12カ国のセンシティビティは物品の非関税化にない国にあっても物品以外の市場アクセスのセンシティビティとか、ルール分野におけるセンシティビティとか、TPPのすべての分野にセンシティビティがない国はありません。私からの主張は、ホノルル宣言は物品の関税に掛かるセンシティビティだけを取り上げているはずはないという点です。各国がそれぞれのセンシティビティを認識しつつも出来るだけ高い野心に向かってそれぞれが努力をしていくという共通認識を持つべきだ、という主張でした。
今までの大臣会合がどちらかと言えば物品のみに偏りすぎていたものを物品以外の市場アクセスやルールとのバランスも大事である。本来のホノルル宣言の原点に立ち返ることを提言し、少しずつその共有が広がってきたと思います。
2点目は大臣会合に至る会議の運営の仕方です。権限を持っている大臣同士が集まるのが決着に向けて一番手っ取り早い。これがアメリカのフロマン代表の考え方です。しかし最初に閣僚会議ありきの設定の仕方はそれに至るまでの首席交渉官以下の会議を形骸化させます。どうせ大臣会合で決めるんだし、我々には権限がないのだからという認識に陥れば事務折衝は全く進展しません。本来、全閣僚が揃う会合は調印一歩手前で開かれるものです。事務折衝が煮詰まらなければ大臣会合は開かれないとすれば、各国は事務方により権限を与え、作業を加速させるはずです。もちろん事務方は交渉の過程で本国の大臣と連絡を取りつつ各国の間合いを縮めていきます。2点目の私からの提案は事務折衝を形骸化させないというものでした。これらの2点はシンガポールの閣僚宣言で共有されたものと思います。
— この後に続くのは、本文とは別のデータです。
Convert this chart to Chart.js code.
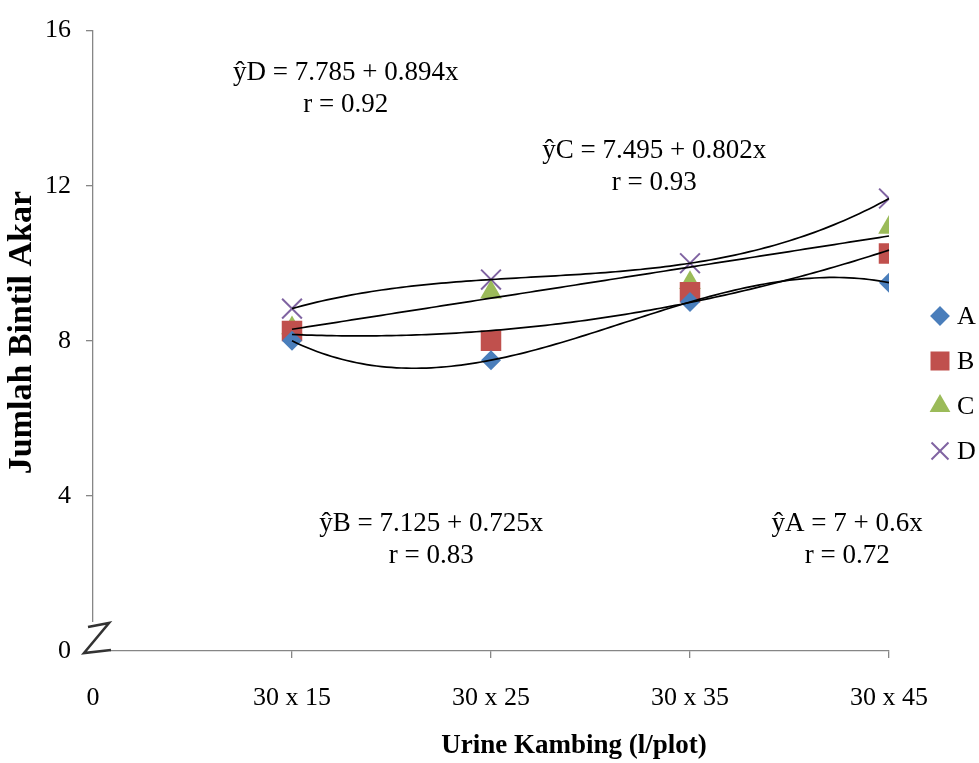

TPPにおける日米の重要性は両国の経済規模にあります。TPP加盟国の経済規模の58%をアメリカが占め、21%を日本が占めています。つまり日米でTPPの経済規模の8割を占めています。しかし、日米の2国間交渉は熾烈なものとなりました。政府と議会のねじれ現象がある米国は与党の最高責任者すら反対の急先鋒に立っています。議会との調整は難航を極めています。一方、ねじれが解消したとはいえ、日本は衆参農水委員会で全会一致の農産品5品目等の聖域化の決議があります。両国とも議会からの制約の中でどうハンドリングしていくかが悩ましいところです。